View on GitHub

data

An API containing read-only datasets.

Wikipedia Based Word Index

// Written on October 20th, 2018

This service returns the most popular words mined from wikibags.

Response Format

Use curl or requests to hit data.pengra.io/wordindex/. Default responses will always be in JSON in in the following format:

// Get a list of most common words
{
    "count": 150005,
    "next": "https://data.pengra.io/wordindex/?page=2",
    "previous": null,
    "results": [
        {
            "word": "down",
            "count": 910,
            "isAlnum": true
        },
        {
            "word": "military",
            "count": 905,
            "isAlnum": true
        },
        {
            "word": "region",
            "count": 897,
            "isAlnum": true
        },
        ...

Stop Word Behavior

By default, anytime a word mined from wikibags makes up more than 0.03% of the total words, or appears on more than 85% of all pages, it’s marked as a “stop word”. Default queries will ignore stop words.
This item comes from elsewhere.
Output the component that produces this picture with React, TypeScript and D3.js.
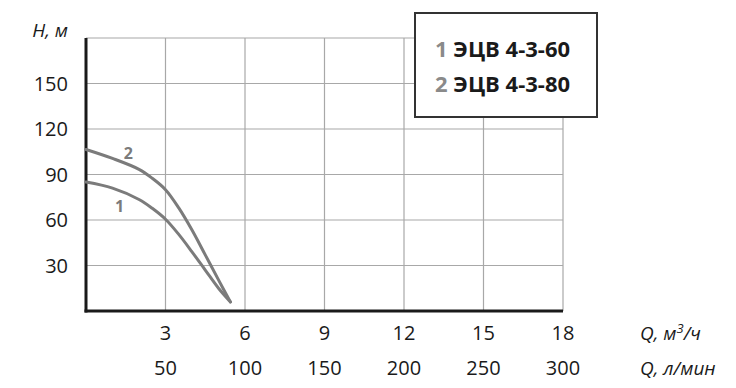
import React from "react";
import * as d3 from "d3";

const yTicks = [30, 60, 90, 120, 150];
const xTicks = [3, 6, 9, 12, 15, 18];
const xTicksLmin = [50, 100, 150, 200, 250, 300];
const legendNames = ["ЭЦВ 4-3-60", "ЭЦВ 4-3-80"];
const curve1Q = [0, 1, 2, 2.5, 3, 3.5, 4, 4.5, 5, 5.45];
const curve1H = [85, 81, 73.5, 67.7, 60.5, 50.5, 39, 27, 15, 6];
const curve2Q = [0, 1, 2, 2.5, 3, 3.5, 4, 4.5, 5, 5.45];
const curve2H = [106.5, 100.6, 93.4, 87.5, 80, 68, 53.4, 37, 20.5, 6];

export default function App() {
  const x = d3.scaleLinear().domain([0, 18]).range([86, 563]);
  const y = d3.scaleLinear().domain([0, 180]).range([311, 38]);
  const line = d3
    .line<[number, number]>()
    .x((d) => x(d[0]))
    .y((d) => y(d[1]))
    .curve(d3.curveCatmullRom.alpha(0.5));
  const c1 = curve1Q.map((q, i) => [q, curve1H[i]] as [number, number]);
  const c2 = curve2Q.map((q, i) => [q, curve2H[i]] as [number, number]);
  const font = "'Open Sans', 'Noto Sans', sans-serif";
  const grid = "#a8a8a8";
  const curveColor = "#7b7b7b";
  return (
    <svg
      width={736}
      height={388}
      style={{ position: "absolute", left: 0, top: 0 }}
      fontFamily={font}
    >
      <rect width={736} height={388} fill="#fff" />
      {/* grid */}
      {[...yTicks, 180].map((t) => (
        <line key={"gy" + t} x1={x(0)} x2={x(18)} y1={y(t)} y2={y(t)} stroke={grid} strokeWidth={1.2} />
      ))}
      {xTicks.map((t) => (
        <line key={"gx" + t} x1={x(t)} x2={x(t)} y1={y(0)} y2={y(180)} stroke={grid} strokeWidth={1.2} />
      ))}
      {/* axes */}
      <line x1={x(0)} x2={x(0)} y1={y(180)} y2={y(0) + 1.5} stroke="#1a1a1a" strokeWidth={3} />
      <line x1={x(0) - 1.5} x2={x(18)} y1={y(0)} y2={y(0)} stroke="#1a1a1a" strokeWidth={3} />
      {/* curves */}
      <path d={line(c1) || ""} fill="none" stroke={curveColor} strokeWidth={3} strokeLinecap="round" />
      <path d={line(c2) || ""} fill="none" stroke={curveColor} strokeWidth={3} strokeLinecap="round" />
      <text x={x(1.6)} y={y(100)} fill={curveColor} fontSize={16} fontWeight="bold" textAnchor="middle">2</text>
      <text x={x(1.27)} y={y(65)} fill={curveColor} fontSize={16} fontWeight="bold" textAnchor="middle">1</text>
      {/* y tick labels */}
      {yTicks.map((t) => (
        <text key={"yl" + t} x={68} y={y(t) + 7} fontSize={20} textAnchor="end" fill="#1a1a1a">{t}</text>
      ))}
      <text x={68} y={37} fontSize={19} fontStyle="italic" textAnchor="end" fill="#1a1a1a">H, м</text>
      {/* x tick labels */}
      {xTicks.map((t) => (
        <text key={"xl" + t} x={x(t)} y={340} fontSize={20} textAnchor="middle" fill="#1a1a1a">{t}</text>
      ))}
      {xTicksLmin.map((t, i) => (
        <text key={"xl2" + t} x={x(xTicks[i])} y={375} fontSize={20} textAnchor="middle" fill="#1a1a1a">{t}</text>
      ))}
      <text x={640} y={340} fontSize={19} fontStyle="italic" fill="#1a1a1a">
        Q, м<tspan dy={-7} fontSize={13}>3</tspan><tspan dy={7}>/ч</tspan>
      </text>
      <text x={640} y={375} fontSize={19} fontStyle="italic" fill="#1a1a1a">Q, л/мин</text>
      {/* legend */}
      <rect x={415} y={13} width={182} height={104} fill="#fff" stroke="#333" strokeWidth={2} />
      {legendNames.map((n, i) => (
        <text key={n} x={435} y={57 + i * 35} fontSize={22} fontWeight="bold" fill="#1a1a1a">
          <tspan fill="#8a8a8a">{i + 1}</tspan> {n}
        </text>
      ))}
    </svg>
  );
}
To include stop words in query, append ?WordDensityMax=1&ArticleDensityMax=1 to query. You can specify your own definition of stop words by tweaking decimal values.

Other Filters

If isAlnum is set to true, then queryset will exclude all punctuation. You can specify word count via count=<value> but it’s more useful to specify word desnity or article density. You can also search for a word using word=<value>, search will honor WordDesnityMax and ArticleDensityMax.